[BEGIN]
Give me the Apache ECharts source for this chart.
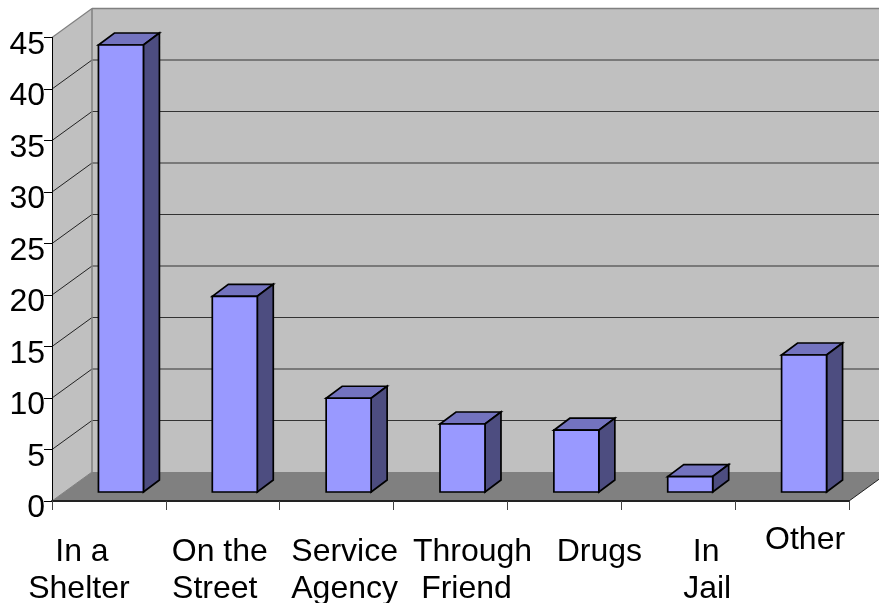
<!DOCTYPE html>
<html>
<head>
<meta charset="utf-8">
<style>html,body{margin:0;padding:0;background:#fff}#chart{width:879px;height:603px}</style>
<script src="https://cdn.jsdelivr.net/npm/echarts@6/dist/echarts.min.js"></script>
</head>
<body>
<div id="chart"></div>
<script>
// How people first came into contact: counts per category
var categories = ['In a\nShelter', 'On the\nStreet', 'Service\nAgency', 'Through\nFriend', 'Drugs', 'In\nJail', 'Other'];
var counts = [43.4, 19, 9.1, 6.6, 6, 1.5, 13.3];
var yTicks = [5, 10, 15, 20, 25, 30, 35, 40];

// Pseudo-3D projection of the chart box and of each bar, in pixels
var BOX_DX = 40, BOX_DY = -29;
var BAR_INSET_DX = 12, BAR_INSET_DY = -9;
var BAR_DX = 16, BAR_DY = -12;
var BAR_RATIO = 0.395;

// Per-line horizontal nudges of the category labels; single raised label is the last
var lineNudge = [[-27, -30], [-3, -8], [8, 8], [22, 16], [35, 0], [28, 29], [13, 0]];
var firstLineHeight = [37, 37, 37, 37, 37, 37, 13];

function poly(points, fill, stroke, width) {
  return {
    type: 'polygon',
    shape: { points: points },
    style: { fill: fill, stroke: stroke || null, lineWidth: width || 0, lineJoin: 'miter' }
  };
}
function line(a, b, stroke, width) {
  return {
    type: 'line',
    shape: { x1: a[0], y1: a[1], x2: b[0], y2: b[1] },
    style: { stroke: stroke, lineWidth: width, fill: null }
  };
}

// Walls, floor and receding gridlines of the box
function renderBox(params, api) {
  var half = api.size([1, 0])[0] / 2;
  var last = categories.length - 1;
  var x0 = api.coord([0, 0])[0] - half;
  var x1 = api.coord([last, 0])[0] + half;
  var y0 = api.coord([0, 0])[1];
  var yT = api.coord([0, 45])[1];
  var d = [BOX_DX, BOX_DY];
  var kids = [
    poly([[x0 + d[0], yT + d[1]], [x1 + d[0], yT + d[1]], [x1 + d[0], y0 + d[1]], [x0 + d[0], y0 + d[1]]], '#c0c0c0'),
    poly([[x0, yT], [x0 + d[0], yT + d[1]], [x0 + d[0], y0 + d[1]], [x0, y0]], '#c0c0c0'),
    poly([[x0, y0], [x1, y0], [x1 + d[0], y0 + d[1]], [x0 + d[0], y0 + d[1]]], '#808080')
  ];
  yTicks.forEach(function (t) {
    var y = api.coord([0, t])[1];
    kids.push(line([x0, y], [x0 + d[0], y + d[1]], '#222', 1));
    kids.push(line([x0 + d[0], y + d[1]], [x1 + d[0], y + d[1]], '#333', 1));
  });
  kids.push(line([x0, yT], [x0 + d[0], yT + d[1]], '#808080', 1.2));
  kids.push(line([x0 + d[0], yT + d[1]], [x1 + d[0], yT + d[1]], '#808080', 1.5));
  kids.push(line([x0 + d[0], yT + d[1]], [x0 + d[0], y0 + d[1]], '#808080', 1.5));
  kids.push(line([x0, y0], [x0 + d[0], y0 + d[1]], '#808080', 1));
  kids.push(line([x1, y0], [x1 + d[0], y0 + d[1]], '#222', 1));
  return { type: 'group', children: kids };
}

// One prism per category: front face, top and right side
function renderBar(params, api) {
  var base = api.coord([api.value(0), 0]);
  var head = api.coord([api.value(0), api.value(1)]);
  var w = api.size([1, 0])[0] * BAR_RATIO;
  var l = base[0] - w / 2 + BAR_INSET_DX, r = l + w;
  var b = base[1] + BAR_INSET_DY, t = head[1] + BAR_INSET_DY;
  return {
    type: 'group',
    children: [
      poly([[l, t], [r, t], [r + BAR_DX, t + BAR_DY], [l + BAR_DX, t + BAR_DY]], '#7373bf', '#000', 1.7),
      poly([[r, t], [r + BAR_DX, t + BAR_DY], [r + BAR_DX, b + BAR_DY], [r, b]], '#4d4d80', '#000', 1.7),
      poly([[l, t], [r, t], [r, b], [l, b]], '#9999ff', '#000', 1.7)
    ]
  };
}

var rich = {};
var lineStyle = { fontFamily: 'Liberation Sans', fontSize: 32, color: '#000' };
function tokenName(c, n) { return 'c' + c + 'l' + n; }
categories.forEach(function (label, c) {
  label.split('\n').forEach(function (text, n) {
    var shift = lineNudge[c][n] * 2;
    rich[tokenName(c, n)] = Object.assign({}, lineStyle, {
      lineHeight: n === 0 ? firstLineHeight[c] : 37,
      padding: [0, shift < 0 ? -shift : 0, 0, shift > 0 ? shift : 0]
    });
  });
});

var chart = echarts.init(document.getElementById('chart'));
chart.setOption({
  animation: false,
  backgroundColor: '#fff',
  grid: { left: 52, right: 30, top: 37.5, bottom: 102, outerBoundsMode: 'none' },
  xAxis: {
    type: 'category',
    data: categories,
    axisLine: { lineStyle: { color: '#222', width: 2 } },
    axisTick: { show: true, length: 9, alignWithLabel: false, lineStyle: { color: '#444', width: 1 } },
    axisLabel: {
      interval: 0,
      margin: 33,
      verticalAlign: 'top',
      hideOverlap: false,
      rich: rich,
      formatter: function (value, index) {
        return value.split('\n').map(function (text, n) {
          return '{' + tokenName(index, n) + '|' + text + '}';
        }).join('\n');
      }
    }
  },
  yAxis: {
    type: 'value',
    min: 0,
    max: 45,
    interval: 5,
    splitLine: { show: false },
    axisLine: { show: true, lineStyle: { color: '#000', width: 1 } },
    axisTick: { show: true, length: 8, lineStyle: { color: '#000', width: 1 } },
    axisLabel: {
      margin: 7,
      verticalAlign: 'top',
      lineHeight: 15,
      fontFamily: 'Liberation Sans',
      fontSize: 32,
      color: '#000',
      showMinLabel: true,
      showMaxLabel: true
    }
  },
  series: [
    { type: 'custom', z: -1, silent: true, renderItem: renderBox, data: [[0, 0]], encode: { x: 0, y: 1 } },
    {
      type: 'custom',
      z: 3,
      renderItem: renderBar,
      encode: { x: 0, y: 1 },
      data: counts.map(function (v, i) { return [i, v]; })
    }
  ]
});
</script>
</body>
</html>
[END]
Short problem » Pictures stay out. Print the data exactly, from its first line through the line containing "var firstLineHeight = [37, 37, 37, 37, 37, 37, 13];".

Finished exercise »
Give me the Apache ECharts source for this chart.
<!DOCTYPE html>
<html>
<head>
<meta charset="utf-8">
<style>html,body{margin:0;padding:0;background:#fff}#chart{width:879px;height:603px}</style>
<script src="https://cdn.jsdelivr.net/npm/echarts@6/dist/echarts.min.js"></script>
</head>
<body>
<div id="chart"></div>
<script>
// How people first came into contact: counts per category
var categories = ['In a\nShelter', 'On the\nStreet', 'Service\nAgency', 'Through\nFriend', 'Drugs', 'In\nJail', 'Other'];
var counts = [43.4, 19, 9.1, 6.6, 6, 1.5, 13.3];
var yTicks = [5, 10, 15, 20, 25, 30, 35, 40];

// Pseudo-3D projection of the chart box and of each bar, in pixels
var BOX_DX = 40, BOX_DY = -29;
var BAR_INSET_DX = 12, BAR_INSET_DY = -9;
var BAR_DX = 16, BAR_DY = -12;
var BAR_RATIO = 0.395;

// Per-line horizontal nudges of the category labels; single raised label is the last
var lineNudge = [[-27, -30], [-3, -8], [8, 8], [22, 16], [35, 0], [28, 29], [13, 0]];
var firstLineHeight = [37, 37, 37, 37, 37, 37, 13];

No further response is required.